Speaking of which, while I found Ena to be interesting in relation to Andrea’s overall story I did have problems with why she was spending so much time with Ramon and her explanations/confession afterwards. While she clearly showed that she approached Ramon with a particular mission in mind, I thought what she did was not only incredibly silly but incredibly dangerous; it was like playing with fire and from what we’ve learned about Ramon, he could’ve done something stupid at any point. I suppose this was another “coming of age” story coming up as a secondary plot and feeding into Andrea’s growing maturity but I did find myself shaking my head a bit; as she admitted, she knew she was hurting the people who cared about her by pursuing Ramon the way she did. She was lucky to have broken things off before the situation became more intense–she is different from her mother, after all–I would say it was a very close call.
I enjoyed Nada because of its introspective nature. The other reason I became so attached to Andrea and her story was because in some ways I found myself relating to her. Some of the thoughts that came to her mind were thoughts that occurred to me at one point or another in my life. The way she wanders through the streets, observing life around her and yet searching for something particular are feelings that I share with her. There are also a lot of things she is confused about, not necessarily because she came from the province and is suddenly living in a big city but because she is growing up. It’s a poignant journey for Andrea, albeit a somewhat subtle one amidst the backdrop of her tormented family and woes of school, friends and love.
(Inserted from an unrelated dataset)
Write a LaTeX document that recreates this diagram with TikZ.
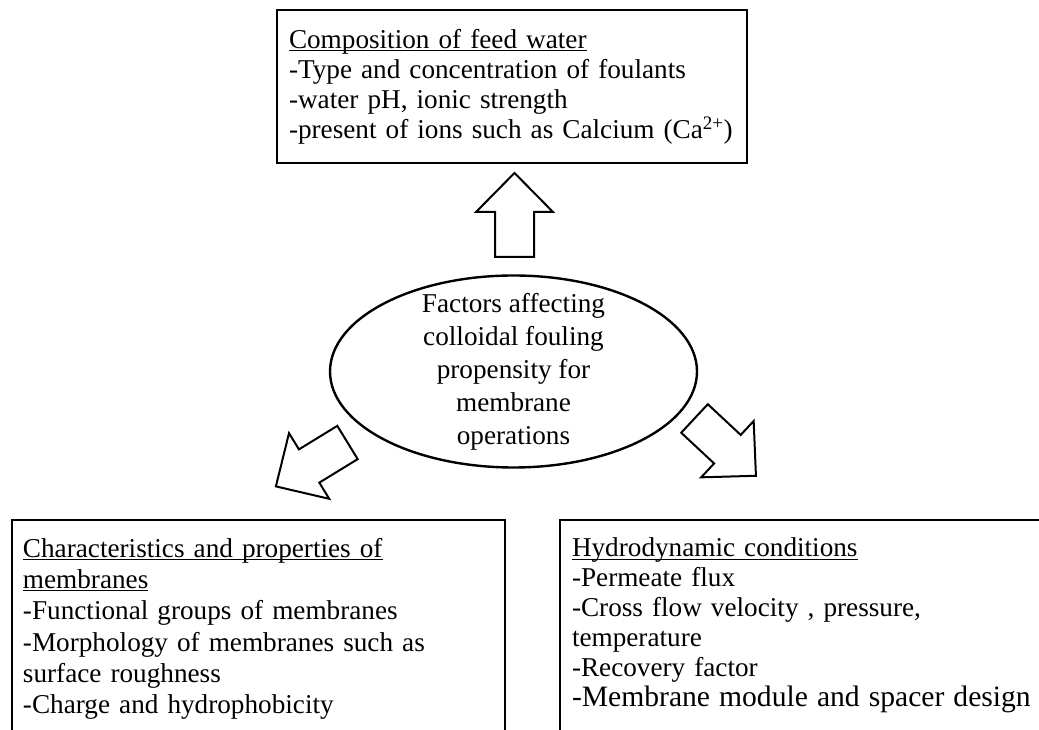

Overall, I greatly enjoyed the novel and carries a mysterious and tense atmosphere akin in some respects to reading Zafon’s The Shadow of the Wind (commentary). Sometimes the novel seemed as thought it was not following a particular plot but as a reader you do feel as though it’s heading towards some kind of major confrontation as a climax. The translation appears flawless and reads as though it was originally written in English. I would highly recommend this novel if you’re looking for a novel set in Spain or are into Spanish literature or are just looking for a good novel to read. This is certainly one of the best novels I’ve read this year.